Both George Sisler's and Babe Ruth's output weights violate the pattern of increasing (or more precisely, non-decreasing) values as you move to the right. In the case of Babe Ruth's efficiency score, it does not hurt him to have this unrealistic scheme because he gave himself a *1.0*. On the other hand, in cross-efficiency, this unrealistic weighting scheme used by George Sisler *hurt* the final cross-efficiency score of Babe Ruth.

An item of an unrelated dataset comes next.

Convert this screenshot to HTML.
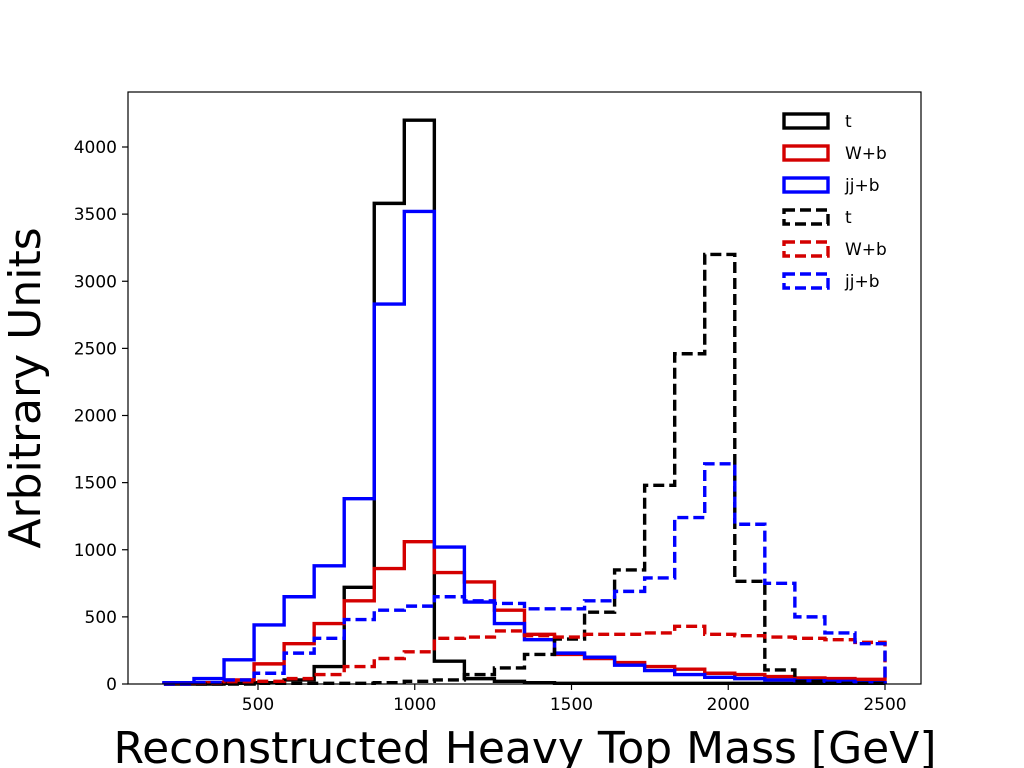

In fact, a paper by Anderson, Inman, and Hollingsworth [@Andersonfixedweightingnature2002] found that under certain circumstances, cross-efficiency is effectively a fixed weighting scheme that may assess everyone under the same possibly incorrect weighting scheme. The authors show that in a single-input, output-oriented model or single output, input-oriented model, the cross-efficiency calculations, cross-efficiency just relies on an average of the weights.
The cross-efficiency mean output weights can be expressed as the following:
$$
\begin{split}
\begin{aligned}
u_r^{CE} & = \frac{1} {N^D} \sum_{j=1}^{N^D} \frac {u_{r,j}} {v_{1,j}} \\
\\
v_1^{CE} & = 1 \\
\end{aligned}
\end{split}
(\#eq:Ch8CEFixedWeights)
$$
Let's repeat this exercise one more time based on the mean output and mean input weights for all 54 players in the 1920 American League.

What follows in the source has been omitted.